Just as we saw the prior, for small values of the length parameter the Posterior Covariance Matrix is a diagonal matrix and for larger values of the length parameter the matrix is no longer diagonal.

# Estimating the function based on limited information

In this problem we use Gaussian Processes to estimate a function based on a few training data samples of the function that are given.

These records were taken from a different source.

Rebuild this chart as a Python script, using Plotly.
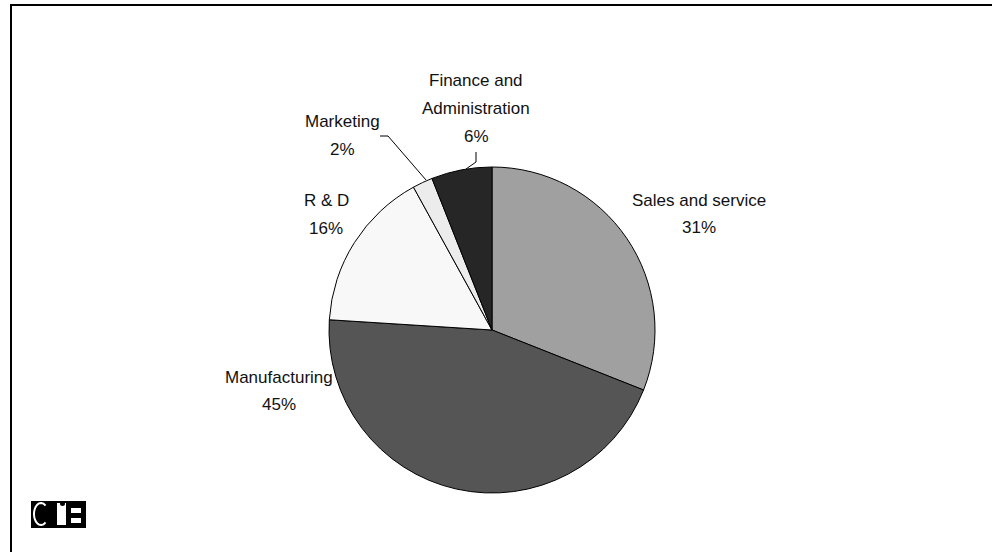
import math
import plotly.graph_objects as go

# Department shares, clockwise from 12 o'clock
departments = ["Sales and service", "Manufacturing", "R & D", "Marketing", "Finance and\nAdministration"]
shares = [31, 45, 16, 2, 6]
slice_colors = ["#a0a0a0", "#555555", "#f8f8f8", "#ececec", "#262626"]

W, H = 992, 552


def px(x):
    return x / W


def py(y):
    return 1 - y / H


# pie geometry in pixels
cx, cy, r = 492, 330, 163

fig = go.Figure(
    go.Pie(
        labels=[d.replace("\n", " ") for d in departments],
        values=shares,
        sort=False,
        direction="clockwise",
        rotation=0,
        textinfo="none",
        hoverinfo="label+percent",
        marker=dict(colors=slice_colors, line=dict(color="#000000", width=1)),
        domain=dict(x=[px(cx - r), px(cx + r)], y=[py(cy + r), py(cy - r)]),
        showlegend=False,
    )
)

# label placement: centre x, first line centre y, line step
label_pos = [(699, 200), (279, 377), (326, 201), (342, 122), (476, 81)]
line_step = 27.5
label_font = dict(family="Liberation Sans, Arial, sans-serif", size=17, color="#111111")

total = sum(shares)
annotations = []
for name, val, (lx, ly) in zip(departments, shares, label_pos):
    lines = name.split("\n") + [f"{round(100 * val / total)}%"]
    for i, line in enumerate(lines):
        annotations.append(
            dict(
                x=px(lx), y=py(ly + i * line_step), xref="paper", yref="paper",
                xanchor="center", yanchor="middle", showarrow=False,
                text=line, font=label_font,
            )
        )

shapes = []
# frame lines along top and left
shapes.append(dict(type="line", xref="paper", yref="paper", x0=px(10), x1=1, y0=py(5), y1=py(5), line=dict(color="black", width=2)))
shapes.append(dict(type="line", xref="paper", yref="paper", x0=px(11), x1=px(11), y0=py(5), y1=0, line=dict(color="black", width=2)))


def polyline(points, color="black", width=1):
    path = "M " + " L ".join(f"{px(x)},{py(y)}" for x, y in points)
    return dict(type="path", xref="paper", yref="paper", path=path, line=dict(color=color, width=width))


# leader lines
shapes.append(polyline([(380, 136), (388, 136), (426, 180)]))
shapes.append(polyline([(476, 152), (476, 162), (466, 169)]))


# logo block
def rect(x0, y0, x1, y1, color):
    return dict(type="rect", xref="paper", yref="paper", x0=px(x0), x1=px(x1), y0=py(y1), y1=py(y0),
                fillcolor=color, line=dict(width=0))


shapes.append(rect(31, 501, 86, 528, "black"))
# "C" drawn as an open elliptical arc
arc = [(41 + 7 * math.cos(math.radians(a)), 514 - 11 * math.sin(math.radians(a))) for a in range(50, 311, 10)]
shapes.append(polyline(arc, color="white", width=2))
shapes.append(rect(57, 503, 66, 525, "white"))
shapes.append(dict(type="circle", xref="paper", yref="paper", x0=px(60), x1=px(65), y0=py(506), y1=py(501),
                   fillcolor="black", line=dict(width=0)))
shapes.append(rect(71, 508, 81, 513, "white"))
shapes.append(rect(71, 518, 81, 523, "white"))

fig.update_layout(
    width=W, height=H,
    margin=dict(l=0, r=0, t=0, b=0),
    paper_bgcolor="white", plot_bgcolor="white",
    annotations=annotations, shapes=shapes,
)

fig.write_html("out.html")
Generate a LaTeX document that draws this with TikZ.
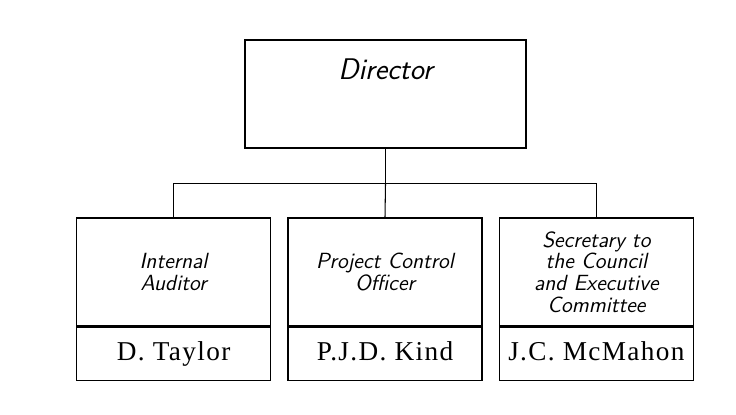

For this tutorial we choose the sine function and try to estimate it's value using the GP PPD which is given by 

$ p(f_{*}|f) = \mathcal{N}(k_{*}^TK^{-1}f, \kappa( x_{*} , x_{*}) - k_{*}^TK^{-1}k_{*}) $

Along with this the red area enclosed is $ \mu - 2*SD $ to $ \mu + 2*SD $ of the PPD

In [8]:
interactive_plot = interactive(se_ppd_plot, sigma = (0.01,10,0.01), length = (0.01,5,0.01))
output = interactive_plot.children[-1]
output.layout.height = '350px'
interactive_plot

interactive(children=(FloatSlider(value=5.0, description='sigma', max=10.0, min=0.01, step=0.01), FloatSlider(…

**Impact of $ \sigma $:**

The impact of $ \sigma $ is primarily on the variance of the predictions of the PPD and only affects the red zone. This implies that to get a good estimate of the confidence of the model the parameter $ \sigma  $ has to be tuned appropriately. Too high value of $ \sigma $ leads to zero standard deviation even when the model is wrong. However, a very high value leads to erroneously large deviation in prediction. 

**Impact of length:**

Small values of the length parameter lead to bad predictions that deviate heavily from the value the PPD should have even at known points. On the other hand for large values of length the ppd is oversmoothed as before and the model fails at both predicting the correct value but also results in the model giving low variance in it's predictions. This means that the model confidently predicts wrong values at these points.